Friday, June 15, 2018

Process Post: All in the Ohana

Since my process for All In the Ohana was pretty detailed, I have split it into two posts. One for those who just want to see the end product and coo over the selected fabrics, and another that documents the process for any non-quilters who are curious about my method for joining scraps to look continuous.

As a quilter, I learned a pretty neat trick for making non-continuous fabric look continuous. If you're curious about my process, here goes:

1) Start with two scraps that capture different areas of repeat of the fabric, but have some overlap. within the overlap, decide on your "Line of Relative Disinterest:" a line across the fabric that doesn't have much going for it (no faces, or designs that you don't want distorted). This is where your seam joining the two pieces will go. In this case, I picked a line across the sand and as much non-foamy water as I could get, so the seam would naturally be less noticeable.


2) Lay what will be your bottom piece out flat, and fold the top piece to the line of relative disinterest identified in (1). Then lay your FOLDED top piece with the fold along the same line on the bottom piece, so that the two look continuous when placed together.


3) Slide a quilting ruler (or some other straight edge) to the bottom of the fold in the top piece. It should line up with your Line of Disinterest. (see above)
4) Then holding both top and bottom piece carefully in place, open the fold and mark the fold line. This lets you put a "seam guide" at the place where the two fabrics match up.

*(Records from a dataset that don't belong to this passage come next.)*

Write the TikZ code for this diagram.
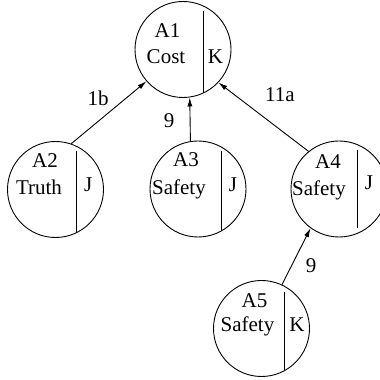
\documentclass[tikz,border=0pt]{standalone}
\usepackage{fontspec}
\setmainfont{Liberation Serif}
\usetikzlibrary{arrows.meta}
\tikzset{
  ball/.style={circle, draw, line width=0.9pt, minimum size=96pt, inner sep=0pt},
  lbl/.style={font=\fontsize{21}{25}\selectfont, anchor=base, inner sep=0pt},
  elbl/.style={font=\fontsize{21}{25}\selectfont, anchor=center, inner sep=0pt},
  divider/.style={line width=0.9pt},
  arr/.style={-{Latex[length=9pt,width=5pt]}, line width=0.9pt}
}
\begin{document}
\begin{tikzpicture}[x=1pt,y=1pt]
\useasboundingbox (0,0) rectangle (380,380);
% circles
\node[ball] (A1) at (183,330.5) {};
\node[ball] (A2) at (55.5,190.5) {};
\node[ball] (A3) at (198,191) {};
\node[ball] (A4) at (339,191) {};
\node[ball] (A5) at (261.5,51.5) {};
% dividers
\draw[divider] (203,369) -- (203,286.9);
\draw[divider] (76,229) -- (76,147.1);
\draw[divider] (221,229) -- (221,148.9);
\draw[divider] (357.5,230) -- (357.5,152);
\draw[divider] (284.5,88.3) -- (284.5,9.8);
% texts
\node[lbl] (t1a) at (167.5,342) {A1};
\node[lbl] (t1b) at (166,316) {Cost};
\node[lbl] (t1c) at (215.5,316) {K};
\node[lbl] (t2a) at (45,212) {A2};
\node[lbl] (t2b) at (39,185) {Truth};
\node[lbl] (t2c) at (88.3,188) {J};
\node[lbl] (t3a) at (186,213.3) {A3};
\node[lbl] (t3b) at (179,185.5) {Safety};
\node[lbl] (t3c) at (233,188) {J};
\node[lbl] (t4a) at (328,211.7) {A4};
\node[lbl] (t4b) at (319,184) {Safety};
\node[lbl] (t4c) at (369,190) {J};
\node[lbl] (t5a) at (254.5,72) {A5};
\node[lbl] (t5b) at (247.5,48) {Safety};
\node[lbl] (t5c) at (297,48) {K};
% arrows
\draw[arr] (A2.71.6) -- (A1.221.6);
\draw[arr] (A3.99.7) -- (A1.278.4);
\draw[arr] (A4.129.6) -- (A1.317.9);
\draw[arr] (A5.65.1) -- (A4.234.3);
% arrow labels
\node[elbl] (l1) at (98,282) {1b};
\node[elbl] (l2) at (169,259.5) {9};
\node[elbl] (l3) at (280,285) {11a};
\node[elbl] (l4) at (311,114) {9};
\end{tikzpicture}
\end{document}
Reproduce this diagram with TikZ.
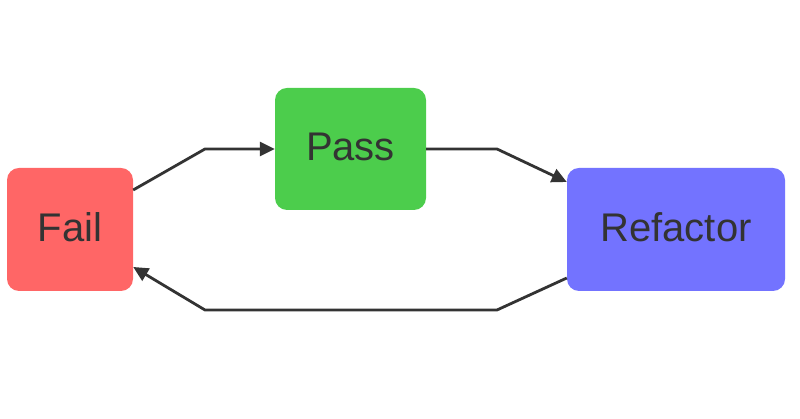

4) Pin! Pin, pin, pin, pin, pin. Pin like it is going out of style! And, pin without moving the two fabrics relative to each other, because this is where you'e ensuring that your top piece is going to fold back out to look continuous with your bottom piece.



5) Sew along your sew guide line, again being careful not to shift your fabric. (I didn't think to take a pic, but if you can sew, you can imagine this)

6) Open the fabric back out, and admire (or critique!) how close you got to matching the repeats perfectly. When convenient, trim the excess on the side you are not using.


Here's my end result, which allowed me to fussycut the way I wanted to AND squeeze a second dress out of a yard of directional fabric with an 11 inch repeat! Not a bad deal, especially considering it was impossible to buy more fabric.



1 comment:

  1. Very well explained. I love the terminology you coined in the "Line of Disinterest".